For the entries below, copy exactly the line that contains "Output the Python" through the line that contains "solid_joinstyle='miter')", both ends included, and exclude all pictures.

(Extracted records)
--*--

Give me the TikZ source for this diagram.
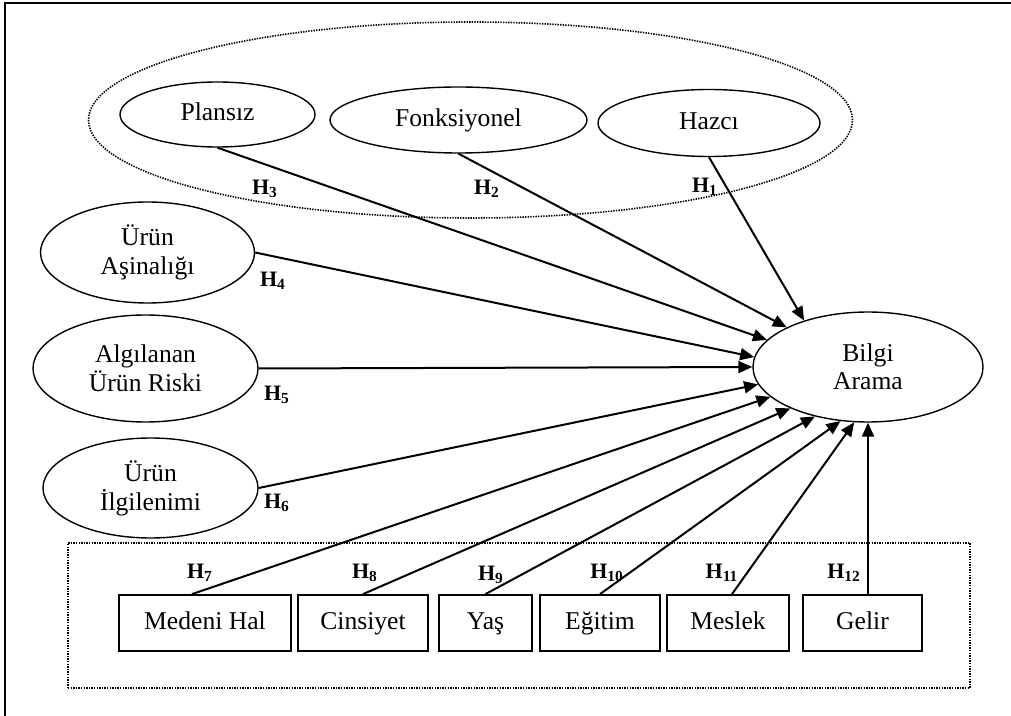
\documentclass[tikz,border=0pt]{standalone}
\usepackage{fontspec}
\setmainfont{Liberation Serif}
\usetikzlibrary{shapes.geometric,arrows.meta}

\tikzset{
  oval/.style={ellipse, draw, line width=0.7pt, inner sep=0pt, align=center,
    font=\fontsize{12.8}{14.5}\selectfont},
  oneline/.style={text height=8.8pt, text depth=2.7pt},
  varbox/.style={rectangle, draw, line width=0.9pt, inner sep=0pt, oneline,
    minimum height=28pt, font=\fontsize{12.8}{14.5}\selectfont},
  group/.style={draw, line width=0.8pt, dash pattern=on 0.7pt off 0.6pt, inner sep=0pt},
  hyp/.style={inner sep=0pt, font=\fontsize{11}{13}\selectfont\bfseries},
  link/.style={line width=1pt, -{Triangle[length=7pt,width=6pt]}}
}

\begin{document}
\begin{tikzpicture}[x=0.5pt, y=-0.5pt]
  \useasboundingbox (0,0) rectangle (1011,716);
  % frame
  \draw[line width=1pt] (5,716) -- (5,3) -- (1011,3);

  % groups
  \node[group, ellipse, minimum width=382pt, minimum height=98pt] (motiv) at (470.5,120) {};
  \node[group, rectangle, minimum width=451pt, minimum height=72.5pt] (demog) at (519,615.5) {};

  % Nodes
  \node[oval, oneline, minimum width=97.5pt, minimum height=32.5pt] (plansiz) at (217.5,114.5) {Plansız};
  \node[oval, oneline, minimum width=128.5pt, minimum height=33pt] (fonk) at (458.5,120) {Fonksiyonel};
  \node[oval, oneline, minimum width=111pt, minimum height=33.5pt] (hazci) at (709,123) {Hazcı};
  \node[oval, minimum width=107pt, minimum height=50.5pt] (asina) at (147.5,252.5) {Ürün\\Aşinalığı};
  \node[oval, minimum width=112.5pt, minimum height=53.5pt] (risk) at (145.5,368.5) {Algılanan\\Ürün Riski};
  \node[oval, minimum width=107.5pt, minimum height=50pt] (ilgi) at (150.5,488) {Ürün\\İlgilenimi};
  \node[oval, minimum width=115pt, minimum height=55pt, font=\fontsize{12.8}{14}\selectfont] (bilgi) at (868,367) {Bilgi\\Arama};

  \node[varbox, minimum width=86pt] (medeni) at (205,623) {Medeni Hal};
  \node[varbox, minimum width=65pt] (cins) at (363,623) {Cinsiyet};
  \node[varbox, minimum width=46.5pt] (yas) at (485.5,623) {Yaş};
  \node[varbox, minimum width=60pt] (egitim) at (600,623) {Eğitim};
  \node[varbox, minimum width=61pt] (meslek) at (728,623) {Meslek};
  \node[varbox, minimum width=59.5pt] (gelir) at (862.5,623) {Gelir};

  % Paths into Bilgi Arama
  \draw[link] (hazci.south) -- (bilgi.144);
  \draw[link] (fonk.south) -- (bilgi.154);
  \draw[link] (plansiz.south) -- (bilgi.165);
  \draw[link] (asina.east) -- (bilgi.175);
  \draw[link] (risk.east) -- (bilgi.180);
  \draw[link] (ilgi.east) -- (bilgi.189);
  \draw[link] ([xshift=-6.5pt]medeni.north) -- (bilgi.197);
  \draw[link] (cins.north) -- (bilgi.208);
  \draw[link] (yas.north) -- (bilgi.223);
  \draw[link] (egitim.north) -- (bilgi.243);
  \draw[link] ([xshift=2pt]meslek.north) -- (bilgi.256);
  \draw[link] (bilgi.south |- gelir.north) -- (bilgi.south);

  % Hypothesis labels
  \node[hyp] (h1) at (705,187) {H\textsubscript{1}};
  \node[hyp] (h2) at (487,189) {H\textsubscript{2}};
  \node[hyp] (h3) at (265,189) {H\textsubscript{3}};
  \node[hyp] (h4) at (273,281) {H\textsubscript{4}};
  \node[hyp] (h5) at (277,395) {H\textsubscript{5}};
  \node[hyp] (h6) at (277,503) {H\textsubscript{6}};
  \node[hyp] (h7) at (200,573) {H\textsubscript{7}};
  \node[hyp] (h8) at (365,573) {H\textsubscript{8}};
  \node[hyp] (h9) at (491,575) {H\textsubscript{9}};
  \node[hyp] (h10) at (607,573) {H\textsubscript{10}};
  \node[hyp] (h11) at (722,573) {H\textsubscript{11}};
  \node[hyp] (h12) at (844,573) {H\textsubscript{12}};
\end{tikzpicture}
\end{document}
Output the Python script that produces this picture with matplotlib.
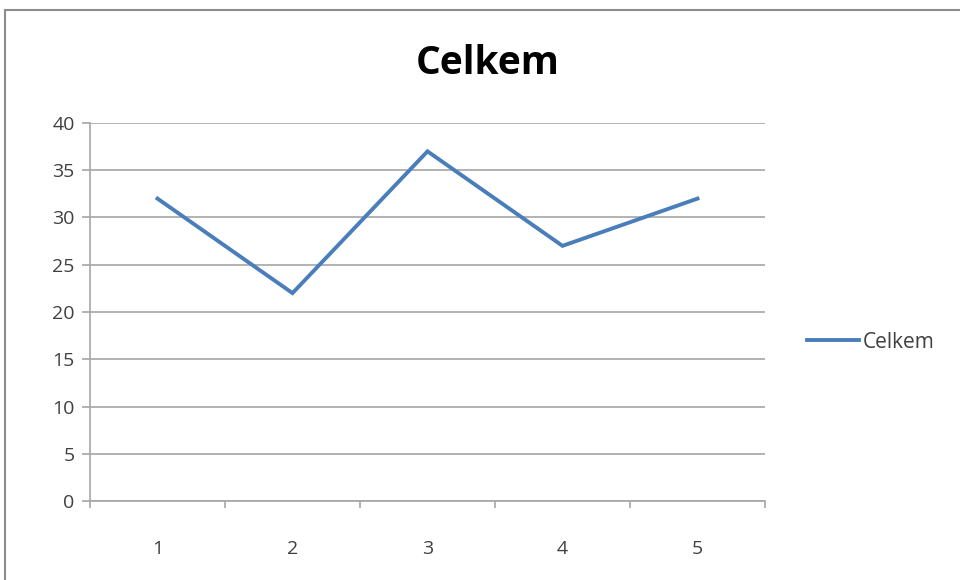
import matplotlib.pyplot as plt
from matplotlib.patches import Rectangle

categories = ['1', '2', '3', '4', '5']
values = [32, 22, 37, 27, 32]
series_name = 'Celkem'

plt.rcParams['font.family'] = ['Open Sans', 'DejaVu Sans']

fig = plt.figure(figsize=(9.6, 5.8), dpi=100)
ax = fig.add_axes([90 / 960, 1 - 501 / 580, 675 / 960, 378 / 580])

# ramecek kolem grafu
fig.patches.append(Rectangle((5 / 960, -0.1), 1.2, 1 - 10 / 580 + 0.1,
                             transform=fig.transFigure, fill=False,
                             edgecolor='#8c8c8c', linewidth=1.5))

x = list(range(1, len(categories) + 1))
ax.plot(x, values, color='#4a7ebb', linewidth=2.8, label=series_name,
        solid_joinstyle='miter')

ax.set_xlim(0.5, len(categories) + 0.5)
ax.set_ylim(0, 40)
ax.set_yticks(range(0, 41, 5))
ax.grid(axis='y', color='#a6a6a6', linewidth=1.2)
ax.set_axisbelow(True)

# hlavni tiky mezi kategoriemi, popisky jako vedlejsi tiky
ax.set_xticks([i + 0.5 for i in range(0, len(categories) + 1)])
ax.set_xticklabels([])
ax.set_xticks(x, minor=True)
ax.set_xticklabels(categories, minor=True)
ax.tick_params(axis='x', which='major', length=5, color='#a6a6a6', width=1.2)
ax.tick_params(axis='x', which='minor', length=0, pad=28, labelsize=14,
               labelcolor='#404040')
ax.tick_params(axis='y', length=6, color='#a6a6a6', width=1.2, pad=5,
               labelsize=14, labelcolor='#404040')

for s in ['top', 'right']:
    ax.spines[s].set_visible(False)
for s in ['left', 'bottom']:
    ax.spines[s].set_color('#a6a6a6')
    ax.spines[s].set_linewidth(1.2)

fig.text(488 / 960, 1 - 63 / 580, 'Celkem', ha='center', va='center',
         fontsize=28, fontweight='bold', color='black')

ax.legend(loc='center left', bbox_to_anchor=(1.035, 0.42), frameon=False,
          fontsize=15, handlelength=2.5, handletextpad=0.15,
          labelcolor='#404040')

plt.savefig('out.png', dpi=100)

--*--

◆ Result for this exercise
Output the Python script that produces this picture with matplotlib.
import matplotlib.pyplot as plt
from matplotlib.patches import Rectangle

categories = ['1', '2', '3', '4', '5']
values = [32, 22, 37, 27, 32]
series_name = 'Celkem'

plt.rcParams['font.family'] = ['Open Sans', 'DejaVu Sans']

fig = plt.figure(figsize=(9.6, 5.8), dpi=100)
ax = fig.add_axes([90 / 960, 1 - 501 / 580, 675 / 960, 378 / 580])

# ramecek kolem grafu
fig.patches.append(Rectangle((5 / 960, -0.1), 1.2, 1 - 10 / 580 + 0.1,
                             transform=fig.transFigure, fill=False,
                             edgecolor='#8c8c8c', linewidth=1.5))

x = list(range(1, len(categories) + 1))
ax.plot(x, values, color='#4a7ebb', linewidth=2.8, label=series_name,
        solid_joinstyle='miter')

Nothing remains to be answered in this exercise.